→ **Problem statement**: Comb the records below for the string "this" and copy each line where it turns up.

==== Source records

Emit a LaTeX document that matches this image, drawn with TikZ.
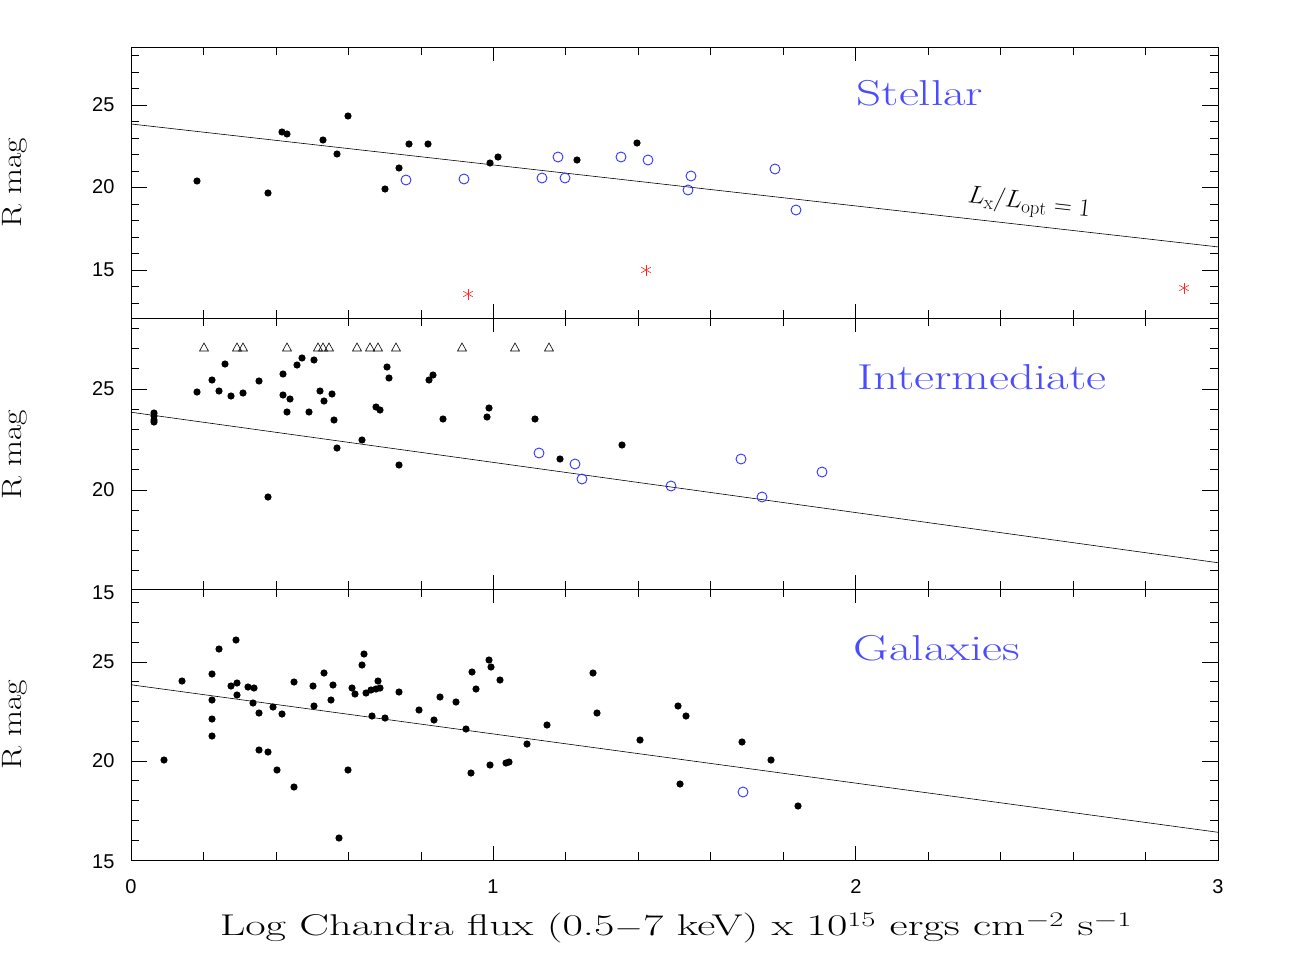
\documentclass[tikz,border=0pt]{standalone}
\usepackage{graphicx}
\usepackage{fontspec}
\setsansfont{Liberation Sans}
\begin{document}
\begin{tikzpicture}[x=1pt,y=-1pt,
  dot/.style={fill=black,draw=none},
  bc/.style={draw=blue!80,line width=0.9pt},
  ax/.style={line width=0.8pt},
  tk/.style={line width=0.7pt},
  tl/.style={font=\sffamily\fontsize{20}{20}\selectfont},
  ttl/.style={text=blue!70,font=\rmfamily\fontsize{36}{36}\selectfont},
  ylab/.style={rotate=90,font=\rmfamily\fontsize{28}{28}\selectfont}]
\useasboundingbox (0,0) rectangle (1296,969);
\def\xa{131}\def\xb{1218}
\foreach \yt/\yb/\yv/\s/\mlo in {47/318/105/16.5/13, 318/589/389/20.2/15, 589/860/662/19.8/15}{
  \draw[ax] (\xa,\yt) rectangle (\xb,\yb);
  \foreach \k in {1,...,14}{
    \pgfmathsetmacro\xx{131+72.4667*\k}
    \pgfmathsetmacro\ll{ifthenelse(mod(\k,5)==0,14,8)}
    \draw[tk] (\xx,\yb) -- ++(0,-\ll);
    \draw[tk] (\xx,\yt) -- ++(0,\ll);
  }
  \foreach \m in {\mlo,...,28}{
    \pgfmathsetmacro\yy{\yv+(25-\m)*\s}
    \pgfmathsetmacro\ll{ifthenelse(mod(\m,5)==0,16,8)}
    \ifdim\yy pt>\yt pt \ifdim\yy pt<\yb pt
      \draw[tk] (\xa,\yy) -- ++(\ll,0);
      \draw[tk] (\xb,\yy) -- ++(-\ll,0);
    \fi\fi
  }
  \draw[line width=0.6pt] (\xa,{\yv+1.15*\s}) -- (\xb,{\yv+8.6*\s});
}
\foreach \y/\t in {105/25,187/20,270/15,389/25,490/20,593/15,662/25,761/20,862/15}
  \node[tl,anchor=east] (yl\y) at (118,\y) {\t};
\foreach \x/\t in {131/0,493/1,856/2,1218/3}
  \node[tl] (xl\t) at (\x,887) {\t};
\node[ylab] (ry1) at (15,183) {\scalebox{1.2}[1]{R mag}};
\node[ylab] (ry2) at (15,455) {\scalebox{1.2}[1]{R mag}};
\node[ylab] (ry3) at (15,725) {\scalebox{1.2}[1]{R mag}};
\node[font=\rmfamily\fontsize{30}{30}\selectfont] (xlab) at (676,928)
  {\scalebox{1.48}[1]{Log Chandra flux (0.5$-$7 keV) x 10$^{15}$ ergs cm$^{-2}$ s$^{-1}$}};
\node[ttl] (t1) at (920,93) {\scalebox{1.36}[1]{Stellar}};
\node[ttl] (t2) at (982,377) {\scalebox{1.36}[1]{Intermediate}};
\node[ttl] (t3) at (937,648) {\scalebox{1.36}[1]{Galaxies}};
\node[rotate=-6.5,font=\fontsize{27}{27}\selectfont] (lab) at (1029,204) {$L_{\rm x}/L_{\rm opt}=1$};
% top panel
\foreach \x/\y in {197/181,268/193,282/132,287/134,323/140,337/154,348/116,385/189,399/168,409/144,428/144,490/163,498/157,577/160,637/143}
  \fill[dot] (\x,\y) circle (3.6);
\foreach \x/\y in {406/180,464/179,542/178,558/157,565/178,621/157,648/160,691/176,688/190,775/169,796/210}
  \draw[bc] (\x,\y) circle (5);
\foreach \x/\y in {468/294,646/270,1184/288}
  \foreach \a in {90,150,210}
    \draw[red!85,line width=0.6pt] (\x,\y) ++(\a:5.5) -- ++(\a+180:11);
% middle
\foreach \x in {204,237,243,287,318,323,329,357,370,378,396,462,515,549}
  \draw[line width=0.6pt] (\x-4.5,351) -- (\x+4.5,351) -- (\x,343) -- cycle;
\foreach \x/\y in {154/413,154/416,154/420,154/422,197/392,212/380,219/391,225/364,231/396,243/393,259/381,268/497,283/374,283/395,287/412,290/399,297/365,302/358,309/412,314/360,320/391,324/401,332/394,334/420,337/448,362/440,376/407,380/410,387/367,389/378,399/465,429/380,433/375,443/419,487/417,489/408,535/419,560/459,622/445}
  \fill[dot] (\x,\y) circle (3.6);
\foreach \x/\y in {539/453,575/464,582/479,671/486,741/459,762/497,822/472}
  \draw[bc] (\x,\y) circle (5);
% bottom
\foreach \x/\y in {164/760,182/681,212/674,212/700,212/719,212/736,219/649,231/686,236/640,237/683,237/695,248/687,253/703,254/688,259/713,259/750,268/752,273/707,277/770,282/714,294/787,294/682,313/686,314/706,324/673,331/700,333/685,339/838,348/770,352/688,355/694,362/665,364/654,366/693,371/690,372/716,376/689,378/681,380/688,385/718,399/692,419/710,434/720,440/697,456/702,466/729,471/773,472/672,476/689,489/660,491/667,490/765,500/680,506/763,509/762,527/744,547/725,593/673,597/713,640/740,678/706,680/784,686/716,742/742,771/760,798/806}
  \fill[dot] (\x,\y) circle (3.6);
\draw[bc] (743,792) circle (5);
\end{tikzpicture}
\end{document}
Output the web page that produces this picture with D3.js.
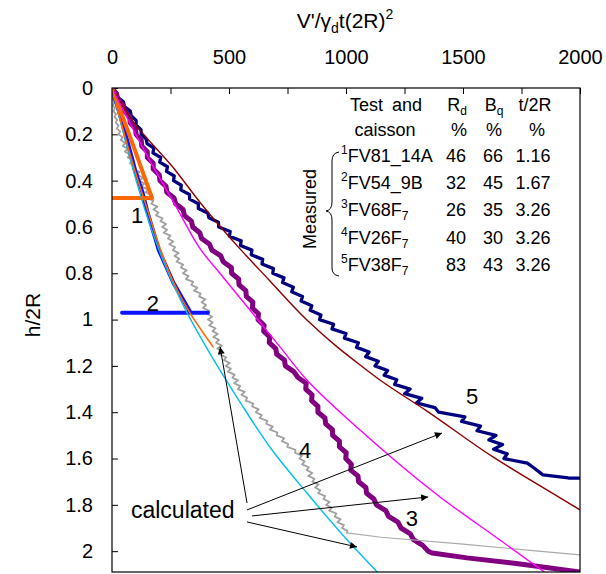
<!DOCTYPE html>
<html><head><meta charset="utf-8">
<script src="https://cdn.jsdelivr.net/npm/d3@7"></script>
<style>
body{margin:0;background:#fff;}
svg{display:block;font-family:"Liberation Sans",Arial,sans-serif;}
</style></head><body>
<svg id="c" width="606" height="574"></svg>
<script>
// ---------- axes ----------
const xTicks = [0,250,500,750,1000,1250,1500,1750,2000];
const xLabelTicks = [0,500,1000,1500,2000];
const yTicks = [0,0.2,0.4,0.6,0.8,1,1.2,1.4,1.6,1.8,2];

// ---------- measured series [V'/γd t(2R)^2 , h/2R] ----------
const measured1 = [[0,0],[86,0.235],[171,0.475],[0,0.475]];
const measured2 = [[0,0],[50,0.17],[100,0.36],[130,0.45],[150,0.53],[200,0.70],[262,0.84],[336,0.97],[410,0.97],[43,0.97]];
const measured3 = [[0,0],[19,0.025],[26,0.05],[49,0.075],[54,0.1],[76,0.125],[78,0.15],[100,0.175],[103,0.2],[125,0.225],[127,0.25],[151,0.275],[151,0.3],[176,0.325],[176,0.35],[202,0.375],[205,0.4],[231,0.425],[234,0.45],[265,0.475],[272,0.5],[304,0.525],[309,0.55],[339,0.575],[345,0.6],[375,0.625],[383,0.65],[417,0.675],[427,0.7],[465,0.725],[475,0.75],[510,0.775],[511,0.8],[541,0.825],[543,0.85],[572,0.875],[574,0.9],[602,0.925],[600,0.95],[626,0.975],[624,1.0],[650,1.025],[648,1.05],[674,1.075],[672,1.1],[700,1.125],[704,1.15],[737,1.175],[741,1.2],[777,1.225],[795,1.25],[830,1.275],[828,1.3],[855,1.325],[853,1.35],[880,1.375],[880,1.4],[910,1.425],[913,1.45],[942,1.475],[943,1.5],[972,1.525],[972,1.55],[1001,1.575],[999,1.6],[1023,1.625],[1020,1.65],[1051,1.675],[1054,1.7],[1085,1.725],[1088,1.75],[1119,1.775],[1130,1.8],[1170,1.825],[1182,1.85],[1222,1.875],[1235,1.9],[1275,1.925],[1288,1.95],[1328,1.975],[1351,2.0],[1368,2.008],[1517,2.029],[1744,2.055],[2000,2.09]];
const measured4 = [[0,0],[3,0.0125],[0,0.025],[6,0.0375],[2,0.05],[10,0.0625],[4,0.075],[12,0.0875],[6,0.1],[17,0.1125],[11,0.125],[22,0.1375],[16,0.15],[28,0.1625],[20,0.175],[35,0.1875],[27,0.2],[46,0.2125],[37,0.225],[57,0.2375],[46,0.25],[67,0.2625],[55,0.275],[77,0.2875],[67,0.3],[93,0.3125],[77,0.325],[98,0.3375],[88,0.35],[117,0.3625],[109,0.375],[133,0.3875],[116,0.4],[138,0.4125],[125,0.425],[154,0.4375],[144,0.45],[168,0.4625],[151,0.475],[177,0.4875],[168,0.5],[194,0.5125],[177,0.525],[198,0.5375],[188,0.55],[216,0.5625],[207,0.575],[231,0.5875],[214,0.6],[235,0.6125],[221,0.625],[250,0.6375],[239,0.65],[262,0.6625],[245,0.675],[270,0.6875],[260,0.7],[285,0.7125],[267,0.725],[287,0.7375],[276,0.75],[304,0.7625],[294,0.775],[319,0.7875],[303,0.8],[327,0.8125],[316,0.825],[347,0.8375],[339,0.85],[365,0.8625],[351,0.875],[379,0.8875],[372,0.9],[399,0.9125],[383,0.925],[402,0.9375],[389,0.95],[416,0.9625],[406,0.975],[428,0.9875],[410,1.0],[430,1.0125],[415,1.025],[442,1.0375],[430,1.05],[452,1.0625],[433,1.075],[457,1.0875],[445,1.1],[469,1.1125],[450,1.125],[470,1.1375],[459,1.15],[488,1.1625],[479,1.175],[503,1.1875],[486,1.2],[508,1.2125],[495,1.225],[524,1.2375],[514,1.25],[538,1.2625],[522,1.275],[548,1.2875],[538,1.3],[567,1.3125],[553,1.325],[578,1.3375],[571,1.35],[604,1.3625],[599,1.375],[627,1.3875],[614,1.4],[640,1.4125],[631,1.425],[664,1.4375],[659,1.45],[687,1.4625],[675,1.475],[707,1.4875],[704,1.5],[736,1.5125],[726,1.525],[753,1.5375],[749,1.55],[784,1.5625],[782,1.575],[812,1.5875],[801,1.6],[824,1.6125],[812,1.625],[841,1.6375],[832,1.65],[856,1.6625],[839,1.675],[865,1.6875],[856,1.7],[883,1.7125],[868,1.725],[890,1.7375],[881,1.75],[911,1.7625],[904,1.775],[930,1.7875],[915,1.8],[939,1.8125],[928,1.825],[959,1.8375],[951,1.85],[977,1.8625],[963,1.875],[991,1.8875],[983,1.9],[1006,1.9125],[1004,1.921]];
const measured4tail = [[1004,1.921],[1150,1.94],[1500,1.97],[2000,2.016]];
const measured5 = [[0,0],[20,0.02],[24,0.04],[49,0.06],[53,0.08],[78,0.1],[82,0.12],[103,0.14],[103,0.16],[124,0.18],[125,0.2],[146,0.22],[150,0.24],[179,0.26],[175,0.28],[208,0.3],[204,0.32],[237,0.34],[233,0.36],[266,0.38],[263,0.4],[296,0.42],[294,0.44],[331,0.46],[332,0.48],[369,0.5],[369,0.52],[409,0.54],[414,0.56],[455,0.58],[456,0.6],[505,0.62],[502,0.64],[552,0.66],[549,0.68],[598,0.7],[595,0.72],[644,0.74],[641,0.76],[690,0.78],[687,0.8],[735,0.82],[729,0.84],[775,0.86],[768,0.88],[814,0.9],[808,0.92],[854,0.94],[847,0.96],[893,0.98],[887,1.0],[947,1.02],[940,1.04],[1000,1.06],[993,1.08],[1053,1.1],[1045,1.12],[1099,1.14],[1084,1.16],[1138,1.18],[1124,1.2],[1178,1.22],[1163,1.24],[1217,1.26],[1208,1.28],[1274,1.3],[1251,1.32],[1324,1.34],[1301,1.36],[1380,1.38],[1396,1.4],[1508,1.42],[1494,1.44],[1575,1.46],[1560,1.48],[1641,1.5],[1611,1.52],[1669,1.54],[1631,1.56],[1689,1.58],[1675,1.6],[1775,1.62],[1802,1.64],[1828,1.66],[1842,1.671],[1950,1.684],[2000,1.685]];

// ---------- calculated series ----------
const calc1 = [[0,0],[124,0.44],[333,0.971],[432,1.118]];
const calc3 = [[0,0],[137,0.268],[282,0.527],[380,0.699],[474,0.816],[718,1.118],[833,1.261],[1060,1.477],[1402,1.766],[1658,1.952],[1859,2.098]];
const calc4 = [[0,0],[115,0.44],[141,0.527],[321,0.971],[402,1.118],[547,1.356],[684,1.563],[833,1.749],[1017,1.965],[1141,2.098]];
const calc5 = [[0,0],[98,0.155],[256,0.337],[385,0.505],[551,0.699],[671,0.829],[833,1.002],[962,1.118],[1060,1.196],[1145,1.261],[1346,1.395],[1628,1.593],[1915,1.77],[2000,1.822]];

// ---------- annotations ----------
const curveLabels = [["1",107,0.548],["2",175,0.928],["3",1282,1.857],["4",825,1.563],["5",1539,1.330]];
const calcText = [81,1.857];
const arrows = [[577,1.792,462,1.118],[577,1.822,1410,1.490],[598,1.848,1351,1.766],[577,1.874,1047,1.982]];

// ---------- legend table ----------
const testNum = ["1","2","3","4","5"];
const testCode = ["FV81_14A","FV54_9B","FV68F","FV26F","FV38F"];
const testSub = ["","","7","7","7"];
const Rd = ["46","32","26","40","83"];
const Bq = ["66","45","35","30","43"];
const tRatio = ["1.16","1.67","3.26","3.26","3.26"];

const svg = d3.select("#c");
const FONT = '"Liberation Sans", Arial, sans-serif';
const x = d3.scaleLinear().domain([0,2000]).range([112,580]);
const y = d3.scaleLinear().domain([0,2.09]).range([88,572]);

svg.append("defs").html(
 '<clipPath id="clip"><rect x="112" y="88" width="468" height="484"/></clipPath>'+
 '<marker id="ah" viewBox="0 0 10 10" refX="10" refY="5" markerWidth="10" markerHeight="7" markerUnits="userSpaceOnUse" orient="auto"><path d="M0,0L10,5L0,10z" fill="#000"/></marker>');

// axes
const gx = svg.append("g").attr("transform","translate(0,88)")
  .call(d3.axisTop(x).tickValues(xTicks).tickSize(-6).tickPadding(24)
    .tickFormat(d => xLabelTicks.includes(d) ? String(d) : ""));
const gy = svg.append("g").attr("transform","translate(112,0)")
  .call(d3.axisLeft(y).tickValues(yTicks).tickSize(-6).tickPadding(19)
    .tickFormat(d => String(d)));
[gx,gy].forEach(g=>{
  g.select(".domain").remove();
  g.attr("font-size",20).attr("font-family",FONT);
  g.selectAll("text").attr("fill","#000");
  g.selectAll("line").attr("stroke","#000");
});

// lines
const line = d3.line().x(d=>x(d[0])).y(d=>y(d[1]));
const smooth = d3.line().x(d=>x(d[0])).y(d=>y(d[1])).curve(d3.curveMonotoneY);
const plot = svg.append("g").attr("clip-path","url(#clip)");
function draw(data, gen, color, w){
  plot.append("path").attr("d",gen(data)).attr("fill","none").attr("stroke",color)
    .attr("stroke-width",w).attr("stroke-linejoin","round").attr("stroke-linecap","round");
}
draw(measured5, line, "#000080", 3.3);
draw(measured3, line, "#800080", 5);
draw(measured4tail, line, "#aaaaaa", 1.2);
draw(measured4, line, "#a0a0a0", 1.8);
draw(measured2, line, "#0a14ff", 4);
draw(measured1, line, "#ff6600", 4);
draw(calc5, smooth, "#8b0000", 1.4);
draw(calc3, smooth, "#ff00ff", 1.4);
draw(calc4, smooth, "#00bfef", 1.4);
draw(calc1, smooth, "#ff6600", 1.6);

// frame
svg.append("rect").attr("x",112).attr("y",88).attr("width",468).attr("height",484)
  .attr("fill","none").attr("stroke","#000").attr("stroke-width",1.2);

// title
const title = svg.append("text").attr("x",345).attr("y",28).attr("text-anchor","middle")
  .attr("font-size",21).attr("font-family",FONT);
title.append("tspan").text("V'/γ");
title.append("tspan").attr("font-size",14).attr("dy",5).text("d");
title.append("tspan").attr("dy",-5).text("t(2R)");
title.append("tspan").attr("font-size",14).attr("dy",-9).text("2");

svg.append("text").attr("transform","translate(40,315) rotate(-90)").attr("text-anchor","middle")
  .attr("font-size",21).attr("font-family",FONT).text("h/2R");

// curve labels
svg.selectAll(".cl").data(curveLabels).enter().append("text")
  .attr("x",d=>x(d[1])).attr("y",d=>y(d[2])).attr("dy","0.35em").attr("text-anchor","middle")
  .attr("font-size",22).attr("font-family",FONT).text(d=>d[0]);
svg.append("text").attr("x",x(calcText[0])).attr("y",y(calcText[1]))
  .attr("font-size",23).attr("font-family",FONT).text("calculated");
svg.selectAll(".ar").data(arrows).enter().append("line")
  .attr("x1",d=>x(d[0])).attr("y1",d=>y(d[1])).attr("x2",d=>x(d[2])).attr("y2",d=>y(d[3]))
  .attr("stroke","#000").attr("stroke-width",1).attr("marker-end","url(#ah)");

// legend
const lg = svg.append("g").attr("font-size",18).attr("font-family",FONT);
lg.append("text").attr("x",386).attr("y",111).attr("text-anchor","middle").attr("word-spacing",4).text("Test and");
const rdH = lg.append("text").attr("x",457).attr("y",111).attr("text-anchor","middle");
rdH.append("tspan").text("R"); rdH.append("tspan").attr("font-size",12).attr("dy",4).text("d");
const bqH = lg.append("text").attr("x",494).attr("y",111).attr("text-anchor","middle");
bqH.append("tspan").text("B"); bqH.append("tspan").attr("font-size",12).attr("dy",4).text("q");
lg.append("text").attr("x",535).attr("y",111).attr("text-anchor","middle").text("t/2R");
lg.append("text").attr("x",385).attr("y",136).attr("text-anchor","middle").text("caisson");
[459,494,537].forEach(cx=>lg.append("text").attr("x",cx).attr("y",136).attr("text-anchor","middle").text("%"));
testNum.forEach((n,i)=>{
  const yy = 162 + i*27.2;
  const t = lg.append("text").attr("x",341).attr("y",yy);
  t.append("tspan").attr("font-size",12).attr("dy",-8).text(n);
  t.append("tspan").attr("dy",8).text(testCode[i]);
  if(testSub[i]) t.append("tspan").attr("font-size",12).attr("dy",4).text(testSub[i]);
  lg.append("text").attr("x",456).attr("y",yy).attr("text-anchor","middle").text(Rd[i]);
  lg.append("text").attr("x",493).attr("y",yy).attr("text-anchor","middle").text(Bq[i]);
  lg.append("text").attr("x",533).attr("y",yy).attr("text-anchor","middle").text(tRatio[i]);
});
lg.append("text").attr("transform","translate(316,209) rotate(-90)").attr("text-anchor","middle").text("Measured");
svg.append("path").attr("d","M339,152 Q332,153 332,161 L332,202 Q332,210 326,211 Q332,212 332,220 L332,268 Q332,275 339,276")
  .attr("fill","none").attr("stroke","#000").attr("stroke-width",1);
</script>
</body></html>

========

→ **Written answer**:
Emit a LaTeX document that matches this image, drawn with TikZ.
Output the web page that produces this picture with D3.js.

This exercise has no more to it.